Energy efficiency training labels give the required data to confirm individuals’ certifications to assure the legitimacy of training in different countries. As observed from our primary research sources, academic references and courses taken are valued as indications of mastering particular competencies and skills by educational institutions, including governments. As a result of Blockchain labelling, such training may be considerably increased in value and contribute to lifetime learning (Alammary et al., 2019). Such digital solution can enable permanent, reliable, and safe administration of many participants and promotes lifelong learning by providing users with direct access to and control over their accomplishments. Additionally, such technology encourages a positive attitude toward learning by respecting user-centered and multifaceted educational approaches.

6 Conclusion

Blockchain technology provides a secure distributed ledger that enables decentralised, trustworthy, secure, and transparent systems with application for the education domain. This paper contributes to the current body of knowledge by introducing a Blockchain technology to the educational environment proposing a Blockchain-based training platform to address energy efficiency in the construction sector. In addition, a mobile interface is provided utilising QR codes integrated into the platform to simplify the worldwide comparison of employee abilities and certifications. The work evidences how digital technologies can be built for an energy efficiency training platform, demonstrating the platform’s development through the concept of a Blockchain-based training platform and providing an integrated user interface.
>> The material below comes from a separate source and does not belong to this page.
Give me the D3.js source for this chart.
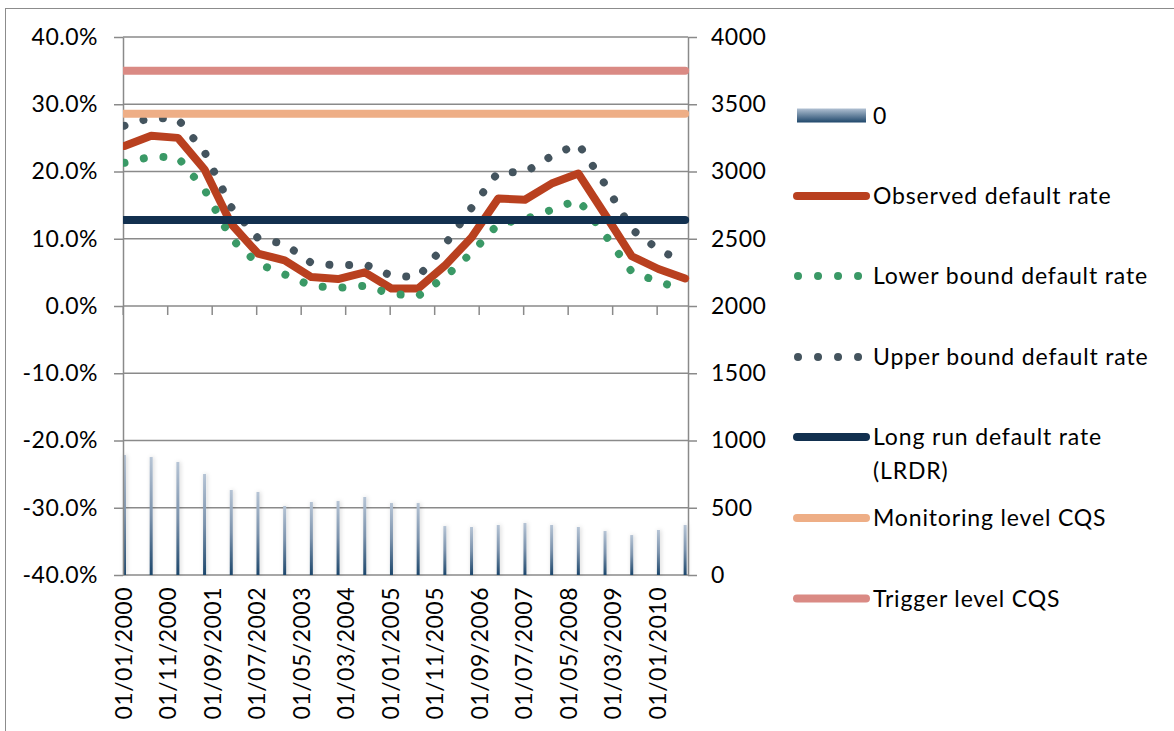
<!DOCTYPE html>
<html><head><meta charset="utf-8">
<script src="https://cdn.jsdelivr.net/npm/d3@7"></script>
<style>
body{margin:0;background:#fff}
svg{display:block}
text{font-family:Lato,"Liberation Sans",sans-serif;fill:#000;letter-spacing:0.5px}
text.leg{letter-spacing:0.85px}
</style>
</head><body><svg id="chart" width="1174" height="731"></svg>
<script>
// ---- data ----
const periods = ["01/01/2000","01/07/2000","01/01/2001","01/07/2001","01/01/2002","01/07/2002","01/01/2003","01/07/2003","01/01/2004","01/07/2004","01/01/2005","01/07/2005","01/01/2006","01/07/2006","01/01/2007","01/07/2007","01/01/2008","01/07/2008","01/01/2009","01/07/2009","01/01/2010","01/07/2010"];
const counts = [892, 877, 840, 751, 632, 617, 513, 543, 550, 580, 535, 535, 364, 357, 372, 387, 372, 357, 327, 297, 335, 372];
const observed = [23.8, 25.3, 25.0, 20.3, 12.2, 7.8, 6.8, 4.3, 4.0, 5.0, 2.6, 2.6, 6.0, 10.2, 16.0, 15.8, 18.2, 19.7, 13.6, 7.4, 5.5, 4.1];
const lower = [21.3, 22.2, 22.1, 17.3, 10.0, 6.3, 4.7, 3.0, 2.7, 3.0, 1.8, 1.5, 4.3, 7.9, 12.2, 12.9, 14.3, 15.8, 10.6, 5.1, 3.6, 2.4];
const upper = [26.8, 28.0, 27.8, 22.9, 14.7, 10.1, 9.2, 6.4, 6.0, 6.2, 4.5, 4.3, 9.1, 14.6, 19.9, 19.9, 22.3, 24.1, 18.1, 11.4, 8.4, 6.4];
const lrdr = 12.8, monitoring = 28.6, trigger = 35.0;
const xTickLabels = ["01/01/2000","01/11/2000","01/09/2001","01/07/2002","01/05/2003","01/03/2004","01/01/2005","01/11/2005","01/09/2006","01/07/2007","01/05/2008","01/03/2009","01/01/2010"];
const leftTicks = [-40,-30,-20,-10,0,10,20,30,40];
const rightTicks = [0,500,1000,1500,2000,2500,3000,3500,4000];
const legendLabels = ["0","Observed default rate","Lower bound default rate","Upper bound default rate",["Long run default rate","(LRDR)"],"Monitoring level CQS","Trigger level CQS"];

// ---- helpers ----
const monthIndex = s => { const p = s.split("/"); return (+p[2]-2000)*12 + (+p[1]-1); };
const colors = {obs:"#b9401f", low:"#3a9966", up:"#44545e", lrdr:"#12304f", mon:"#eeae86", trig:"#da8a84", grid:"#8a8a8a"};
const FS = 23;

const svg = d3.select("#chart");
const L = 123, R = 688, T = 37, B = 575;
const x = d3.scaleLinear().domain([0,127]).range([122.7,687.8]);
const yL = d3.scaleLinear().domain([-40,40]).range([B,T]);
const yR = d3.scaleLinear().domain([0,4000]).range([B,T]);
const xm = d => x(monthIndex(d) + 0.4);

// outer border
svg.append("rect").attr("x",5.5).attr("y",8.5).attr("width",1200).attr("height",800)
  .attr("fill","none").attr("stroke","#8c8c8c").attr("stroke-width",1);

const defs = svg.append("defs");
const g1 = defs.append("linearGradient").attr("id","barGrad").attr("x1",0).attr("y1",0).attr("x2",0).attr("y2",1);
g1.append("stop").attr("offset","0%").attr("stop-color","#b6c4d5");
g1.append("stop").attr("offset","50%").attr("stop-color","#7b92ac");
g1.append("stop").attr("offset","100%").attr("stop-color","#1c466b");
const f = defs.append("filter").attr("id","shadow").attr("x","-300%").attr("y","-10%").attr("width","700%").attr("height","120%");
f.append("feDropShadow").attr("dx",1).attr("dy",0).attr("stdDeviation",2.2).attr("flood-color","#000").attr("flood-opacity",0.18);
defs.append("clipPath").attr("id","plotClip").append("rect").attr("x",L).attr("y",0).attr("width",R-L+4).attr("height",731);

// gridlines
svg.append("g").selectAll("line").data(leftTicks).join("line")
  .attr("x1",L).attr("x2",R).attr("y1",d=>yL(d)).attr("y2",d=>yL(d))
  .attr("stroke",colors.grid).attr("stroke-width",1.3);

// bars (secondary axis)
svg.append("g").selectAll("rect").data(counts).join("rect")
  .attr("x",(d,i)=>xm(periods[i])-1.5).attr("width",3)
  .attr("y",d=>yR(d)).attr("height",d=>yR(0)-yR(d))
  .attr("fill","url(#barGrad)").attr("filter","url(#shadow)");

// axes
const axL = svg.append("g").attr("transform",`translate(${L},0)`)
  .call(d3.axisLeft(yL).tickValues(leftTicks).tickFormat(d=>d.toFixed(1)+"%").tickSize(9).tickSizeOuter(0).tickPadding(16));
const axR = svg.append("g").attr("transform",`translate(${R},0)`)
  .call(d3.axisRight(yR).tickValues(rightTicks).tickFormat(d=>d).tickSize(9).tickSizeOuter(0).tickPadding(14));
const axX = svg.append("g").attr("transform",`translate(0,${yL(0)})`)
  .call(d3.axisBottom(x).tickValues(xTickLabels.map(monthIndex)).tickFormat("").tickSize(9).tickSizeOuter(0));
[axL,axR,axX].forEach(a=>{
  a.selectAll("path.domain").attr("stroke",colors.grid).attr("stroke-width",1.5);
  a.selectAll(".tick line").attr("stroke",colors.grid).attr("stroke-width",1.5);
  a.selectAll("text").attr("font-size",FS).attr("font-family","Lato").attr("fill","#000");
});
axX.select("path.domain").remove();

// x labels (rotated, at bottom)
svg.append("g").selectAll("text").data(xTickLabels).join("text")
  .attr("transform",d=>`translate(${x(monthIndex(d))+1},587) rotate(-90)`)
  .attr("text-anchor","end").attr("dy","0.35em").attr("font-size",FS).text(d=>d);

// lines
const plot = svg.append("g").attr("clip-path","url(#plotClip)");
const line = d3.line().x((d,i)=>xm(periods[i])).y(d=>yL(d));
plot.append("path").datum(observed).attr("d",line).attr("fill","none")
  .attr("stroke",colors.obs).attr("stroke-width",8).attr("stroke-linejoin","round").attr("stroke-linecap","round");
plot.append("path").datum(lower).attr("d",line).attr("fill","none")
  .attr("stroke",colors.low).attr("stroke-width",8).attr("stroke-linecap","round").attr("stroke-dasharray","0.01 19.8");
plot.append("path").datum(upper).attr("d",line).attr("fill","none")
  .attr("stroke",colors.up).attr("stroke-width",8).attr("stroke-linecap","round").attr("stroke-dasharray","0.01 19.8");
const hline = (v,c) => plot.append("line")
  .attr("x1",xm(periods[0])).attr("x2",xm(periods[periods.length-1]))
  .attr("y1",yL(v)).attr("y2",yL(v)).attr("stroke",c).attr("stroke-width",8).attr("stroke-linecap","round");
hline(lrdr,colors.lrdr); hline(monitoring,colors.mon); hline(trigger,colors.trig);

// legend
const lg = svg.append("g");
const ly = [115.5,196,276,357,437,518,598.5];
const lx1 = 797, lx2 = 866, tx = 873;
const g2 = defs.append("linearGradient").attr("id","legGrad").attr("x1",0).attr("y1",0).attr("x2",0).attr("y2",1);
g2.append("stop").attr("offset","0%").attr("stop-color","#b0c0d2");
g2.append("stop").attr("offset","100%").attr("stop-color","#1f476b");
lg.append("rect").attr("x",lx1).attr("y",ly[0]-7).attr("width",lx2-lx1).attr("height",14).attr("fill","url(#legGrad)");
const legLine = (i,c,dash) => lg.append("line").attr("x1",dash?798:797).attr("x2",dash?859:866)
  .attr("y1",ly[i]).attr("y2",ly[i]).attr("stroke",c).attr("stroke-width",8).attr("stroke-linecap","round")
  .attr("stroke-dasharray",dash?"0.01 20":null);
legLine(1,colors.obs,false); legLine(2,colors.low,true); legLine(3,colors.up,true);
legLine(4,colors.lrdr,false); legLine(5,colors.mon,false); legLine(6,colors.trig,false);
legendLabels.forEach((t,i)=>{
  const te = lg.append("text").attr("class","leg").attr("x",tx).attr("y",ly[i]).attr("dy","0.35em").attr("font-size",FS);
  if (Array.isArray(t)) {
    t.forEach((s,j)=> te.append("tspan").attr("x",tx).attr("dy", j===0?"0.35em":"34px").text(s));
  } else te.text(t);
});
</script>
</body></html>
The findings indicate that Blockchain applications in education administration are still in their infancy. However, they are rapidly gaining importance in several fields of education, such as certification and creating collaborative platforms for lifelong learning. The utilisation of the Blockchain technology offers a potential opportunity to enhance the security of user data in a digital environment. On a network built on Blockchain, each user has the same rights and options based on an open, unregulated, and permissionless system that guarantees that everyone has equal access to educational resources and to the underlying technology and network. In such an environment, instructors, students, and users can use Blockchain to avoid loss of data and ensure persistence in verification in case the organisation that issued it no longer exists. Furthermore, a variety of stakeholders, such as potential employers and institutions, as well as prospective employees, organisations, and students can benefit from the use of a Blockchain based energy training platform.